> [The problem]: Wherever a line holds the word "this", copy that line out.

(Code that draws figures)

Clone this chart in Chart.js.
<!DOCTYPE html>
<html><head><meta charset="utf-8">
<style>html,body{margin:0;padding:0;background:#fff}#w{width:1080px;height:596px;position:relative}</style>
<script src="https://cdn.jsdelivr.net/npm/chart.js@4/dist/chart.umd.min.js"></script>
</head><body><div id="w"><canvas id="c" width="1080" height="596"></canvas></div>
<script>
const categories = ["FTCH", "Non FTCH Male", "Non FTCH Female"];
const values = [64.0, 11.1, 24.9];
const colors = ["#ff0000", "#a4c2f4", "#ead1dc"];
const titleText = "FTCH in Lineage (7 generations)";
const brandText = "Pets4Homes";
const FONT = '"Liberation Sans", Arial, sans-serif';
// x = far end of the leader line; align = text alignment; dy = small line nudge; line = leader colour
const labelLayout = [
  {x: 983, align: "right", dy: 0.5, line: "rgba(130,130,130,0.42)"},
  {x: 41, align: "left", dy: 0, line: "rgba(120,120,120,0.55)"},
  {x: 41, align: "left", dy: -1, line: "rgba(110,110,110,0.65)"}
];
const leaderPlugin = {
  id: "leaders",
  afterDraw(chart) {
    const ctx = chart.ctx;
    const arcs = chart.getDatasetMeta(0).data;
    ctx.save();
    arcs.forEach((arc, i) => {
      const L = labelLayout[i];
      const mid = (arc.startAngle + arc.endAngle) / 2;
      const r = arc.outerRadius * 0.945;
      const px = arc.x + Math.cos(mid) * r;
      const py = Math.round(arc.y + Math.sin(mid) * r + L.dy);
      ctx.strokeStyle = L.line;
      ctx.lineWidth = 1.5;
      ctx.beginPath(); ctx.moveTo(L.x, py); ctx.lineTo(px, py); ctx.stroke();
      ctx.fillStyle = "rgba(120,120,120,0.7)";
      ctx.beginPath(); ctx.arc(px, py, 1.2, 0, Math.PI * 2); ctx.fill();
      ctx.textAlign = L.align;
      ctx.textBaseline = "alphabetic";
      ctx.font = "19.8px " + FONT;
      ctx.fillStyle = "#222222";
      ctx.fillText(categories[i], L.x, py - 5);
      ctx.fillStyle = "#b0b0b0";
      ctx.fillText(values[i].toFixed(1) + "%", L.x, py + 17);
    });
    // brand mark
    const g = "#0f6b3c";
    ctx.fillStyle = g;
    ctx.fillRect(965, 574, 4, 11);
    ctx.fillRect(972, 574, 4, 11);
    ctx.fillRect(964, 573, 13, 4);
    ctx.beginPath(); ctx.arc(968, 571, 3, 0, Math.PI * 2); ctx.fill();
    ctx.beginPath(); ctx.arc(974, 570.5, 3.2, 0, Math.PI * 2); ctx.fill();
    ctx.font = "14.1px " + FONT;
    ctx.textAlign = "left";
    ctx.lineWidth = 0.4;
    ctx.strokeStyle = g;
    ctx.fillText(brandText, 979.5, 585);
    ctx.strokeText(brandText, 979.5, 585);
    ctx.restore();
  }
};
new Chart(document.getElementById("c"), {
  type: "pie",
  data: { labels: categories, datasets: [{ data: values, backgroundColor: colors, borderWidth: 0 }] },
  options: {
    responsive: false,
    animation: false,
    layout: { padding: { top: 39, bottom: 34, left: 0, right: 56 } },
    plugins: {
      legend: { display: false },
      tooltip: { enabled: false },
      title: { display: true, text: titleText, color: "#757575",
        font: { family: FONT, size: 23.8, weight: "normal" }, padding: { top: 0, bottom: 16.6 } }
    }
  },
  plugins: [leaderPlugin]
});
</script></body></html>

* * *

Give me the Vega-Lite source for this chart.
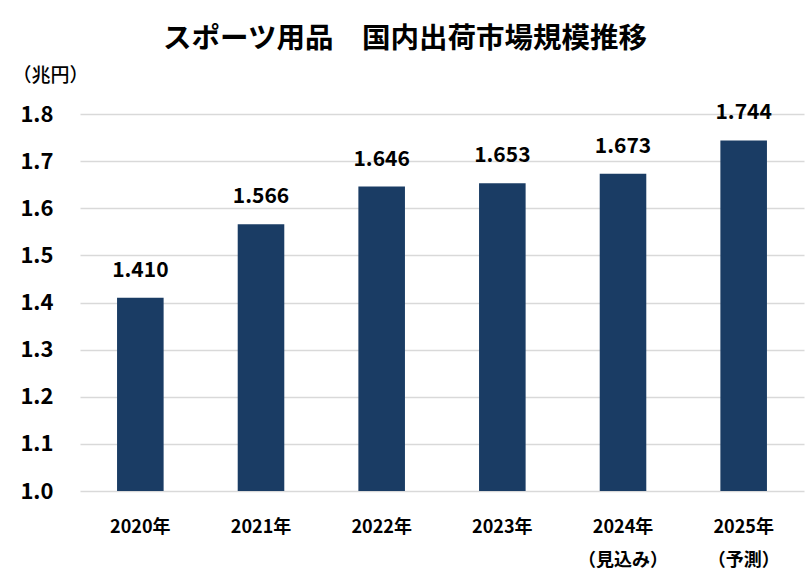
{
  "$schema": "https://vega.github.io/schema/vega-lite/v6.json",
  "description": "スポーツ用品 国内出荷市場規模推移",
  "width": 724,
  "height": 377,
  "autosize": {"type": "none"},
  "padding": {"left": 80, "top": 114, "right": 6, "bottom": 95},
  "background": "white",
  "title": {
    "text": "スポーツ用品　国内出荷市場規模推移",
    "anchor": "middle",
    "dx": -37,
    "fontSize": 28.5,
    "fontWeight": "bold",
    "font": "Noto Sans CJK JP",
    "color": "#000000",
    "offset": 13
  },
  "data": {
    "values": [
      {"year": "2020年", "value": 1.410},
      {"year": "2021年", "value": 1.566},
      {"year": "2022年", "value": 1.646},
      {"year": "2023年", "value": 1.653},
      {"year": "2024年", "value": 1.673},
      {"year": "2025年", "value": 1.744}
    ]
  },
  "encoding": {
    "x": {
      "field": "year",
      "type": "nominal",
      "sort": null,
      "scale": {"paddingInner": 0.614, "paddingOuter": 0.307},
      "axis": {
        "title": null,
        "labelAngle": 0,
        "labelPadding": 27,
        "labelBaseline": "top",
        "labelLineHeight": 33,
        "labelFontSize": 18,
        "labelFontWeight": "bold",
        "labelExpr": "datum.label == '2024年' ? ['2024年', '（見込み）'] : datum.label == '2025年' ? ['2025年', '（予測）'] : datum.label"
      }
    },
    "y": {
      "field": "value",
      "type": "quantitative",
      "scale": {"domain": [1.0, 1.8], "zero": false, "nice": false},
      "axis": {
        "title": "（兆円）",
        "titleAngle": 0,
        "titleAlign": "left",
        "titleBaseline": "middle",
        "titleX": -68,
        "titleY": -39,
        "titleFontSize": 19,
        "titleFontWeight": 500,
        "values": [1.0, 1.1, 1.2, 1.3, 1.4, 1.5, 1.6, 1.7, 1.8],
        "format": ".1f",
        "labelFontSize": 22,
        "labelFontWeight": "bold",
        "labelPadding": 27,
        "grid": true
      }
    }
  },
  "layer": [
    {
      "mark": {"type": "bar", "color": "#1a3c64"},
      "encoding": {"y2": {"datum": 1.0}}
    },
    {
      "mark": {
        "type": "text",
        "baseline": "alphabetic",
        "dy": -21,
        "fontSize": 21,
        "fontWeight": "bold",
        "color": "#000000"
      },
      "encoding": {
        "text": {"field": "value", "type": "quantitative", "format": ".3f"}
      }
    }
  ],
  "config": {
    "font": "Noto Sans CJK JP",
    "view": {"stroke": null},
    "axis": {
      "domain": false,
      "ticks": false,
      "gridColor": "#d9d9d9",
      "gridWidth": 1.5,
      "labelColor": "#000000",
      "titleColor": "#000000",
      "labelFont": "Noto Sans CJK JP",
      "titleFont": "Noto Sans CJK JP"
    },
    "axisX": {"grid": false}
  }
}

> [Solution]:
Clone this chart in Chart.js.
Give me the Vega-Lite source for this chart.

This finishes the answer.